##### Material
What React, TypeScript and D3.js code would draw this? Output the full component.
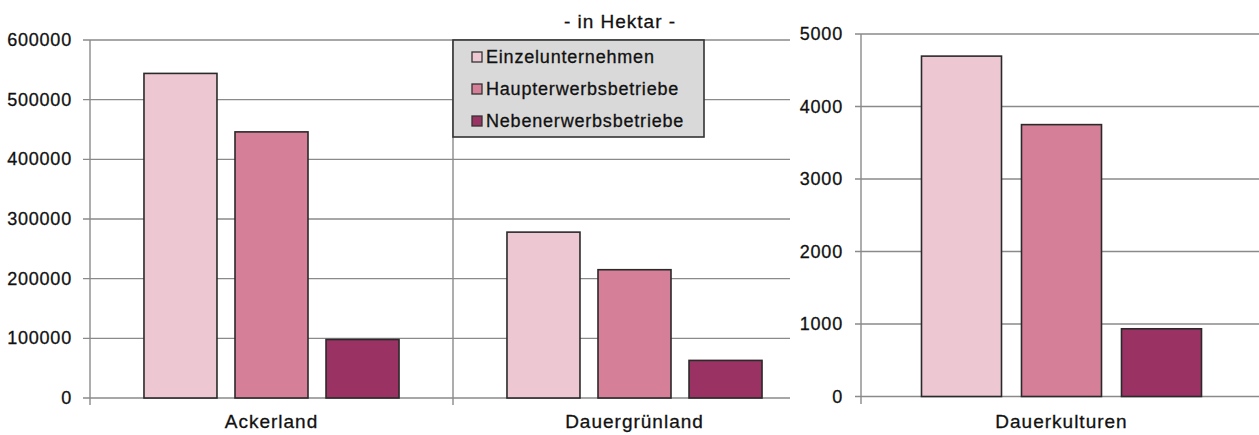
##########
##### Material
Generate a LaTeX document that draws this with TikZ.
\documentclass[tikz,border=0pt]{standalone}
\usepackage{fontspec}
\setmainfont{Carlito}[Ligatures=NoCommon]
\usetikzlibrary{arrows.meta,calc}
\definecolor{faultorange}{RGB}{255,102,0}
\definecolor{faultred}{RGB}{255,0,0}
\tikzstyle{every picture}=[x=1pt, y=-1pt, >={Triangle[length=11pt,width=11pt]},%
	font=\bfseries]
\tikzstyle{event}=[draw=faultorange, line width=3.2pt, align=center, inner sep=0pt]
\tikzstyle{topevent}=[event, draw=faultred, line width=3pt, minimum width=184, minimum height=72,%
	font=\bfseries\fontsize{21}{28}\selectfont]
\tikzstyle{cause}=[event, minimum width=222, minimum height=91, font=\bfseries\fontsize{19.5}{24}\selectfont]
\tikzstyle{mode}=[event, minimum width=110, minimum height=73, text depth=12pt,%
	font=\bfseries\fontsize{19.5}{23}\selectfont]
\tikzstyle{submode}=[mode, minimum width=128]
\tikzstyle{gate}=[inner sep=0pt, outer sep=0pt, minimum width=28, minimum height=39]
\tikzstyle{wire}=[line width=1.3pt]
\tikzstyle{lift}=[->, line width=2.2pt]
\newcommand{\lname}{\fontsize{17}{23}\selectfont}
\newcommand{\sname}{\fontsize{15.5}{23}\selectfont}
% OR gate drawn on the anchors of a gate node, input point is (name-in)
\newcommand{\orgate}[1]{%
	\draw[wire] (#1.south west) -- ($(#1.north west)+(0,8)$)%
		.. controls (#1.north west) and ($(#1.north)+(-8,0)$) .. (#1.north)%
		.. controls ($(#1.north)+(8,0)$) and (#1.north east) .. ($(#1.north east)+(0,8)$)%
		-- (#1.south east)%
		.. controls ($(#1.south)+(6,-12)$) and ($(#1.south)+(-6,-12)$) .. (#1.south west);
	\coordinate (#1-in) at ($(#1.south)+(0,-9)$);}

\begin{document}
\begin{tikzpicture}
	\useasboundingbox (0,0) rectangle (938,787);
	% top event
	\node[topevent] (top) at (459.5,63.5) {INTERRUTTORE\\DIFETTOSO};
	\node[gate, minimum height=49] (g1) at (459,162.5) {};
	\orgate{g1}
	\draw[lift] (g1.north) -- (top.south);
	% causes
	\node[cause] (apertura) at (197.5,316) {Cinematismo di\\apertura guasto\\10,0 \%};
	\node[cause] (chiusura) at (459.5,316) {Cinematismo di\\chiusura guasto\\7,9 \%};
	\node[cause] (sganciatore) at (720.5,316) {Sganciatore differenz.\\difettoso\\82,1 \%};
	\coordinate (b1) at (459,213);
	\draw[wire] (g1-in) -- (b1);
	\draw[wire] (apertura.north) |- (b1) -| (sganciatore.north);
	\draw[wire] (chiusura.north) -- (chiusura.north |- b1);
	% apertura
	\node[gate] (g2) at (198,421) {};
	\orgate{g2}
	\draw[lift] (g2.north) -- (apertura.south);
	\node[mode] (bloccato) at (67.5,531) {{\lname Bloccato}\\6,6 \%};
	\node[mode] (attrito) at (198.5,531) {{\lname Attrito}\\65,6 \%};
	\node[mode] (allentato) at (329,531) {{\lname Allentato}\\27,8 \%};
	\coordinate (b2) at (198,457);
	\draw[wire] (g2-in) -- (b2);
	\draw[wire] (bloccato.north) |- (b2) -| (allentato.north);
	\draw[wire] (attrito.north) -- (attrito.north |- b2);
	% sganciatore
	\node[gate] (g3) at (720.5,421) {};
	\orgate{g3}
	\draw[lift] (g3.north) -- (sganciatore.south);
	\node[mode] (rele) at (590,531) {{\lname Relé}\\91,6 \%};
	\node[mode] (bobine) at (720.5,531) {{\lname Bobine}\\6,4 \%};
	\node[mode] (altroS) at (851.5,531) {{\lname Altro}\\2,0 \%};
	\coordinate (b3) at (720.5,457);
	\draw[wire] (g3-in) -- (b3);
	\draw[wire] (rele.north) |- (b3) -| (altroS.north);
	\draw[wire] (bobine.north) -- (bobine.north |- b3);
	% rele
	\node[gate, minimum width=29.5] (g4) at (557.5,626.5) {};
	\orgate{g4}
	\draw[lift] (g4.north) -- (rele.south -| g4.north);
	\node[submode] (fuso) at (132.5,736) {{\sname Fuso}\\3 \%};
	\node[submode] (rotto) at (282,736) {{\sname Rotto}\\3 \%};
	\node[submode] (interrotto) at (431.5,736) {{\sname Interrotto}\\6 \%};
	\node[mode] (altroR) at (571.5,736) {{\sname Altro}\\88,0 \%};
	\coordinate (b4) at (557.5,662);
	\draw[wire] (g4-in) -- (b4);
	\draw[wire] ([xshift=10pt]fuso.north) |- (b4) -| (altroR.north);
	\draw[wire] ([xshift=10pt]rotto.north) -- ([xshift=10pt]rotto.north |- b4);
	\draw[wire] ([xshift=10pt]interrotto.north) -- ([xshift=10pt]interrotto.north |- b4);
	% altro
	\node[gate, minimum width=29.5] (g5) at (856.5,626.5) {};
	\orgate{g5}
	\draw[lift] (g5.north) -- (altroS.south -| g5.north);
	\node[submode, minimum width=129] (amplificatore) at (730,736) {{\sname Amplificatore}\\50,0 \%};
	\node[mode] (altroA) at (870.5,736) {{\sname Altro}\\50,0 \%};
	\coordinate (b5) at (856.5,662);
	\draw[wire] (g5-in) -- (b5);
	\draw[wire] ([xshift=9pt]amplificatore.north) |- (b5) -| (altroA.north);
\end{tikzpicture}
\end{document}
##########
Which lines of the data include "this"? Copy each of them.

What React, TypeScript and D3.js code would draw this? Output the full component.
Generate a LaTeX document that draws this with TikZ.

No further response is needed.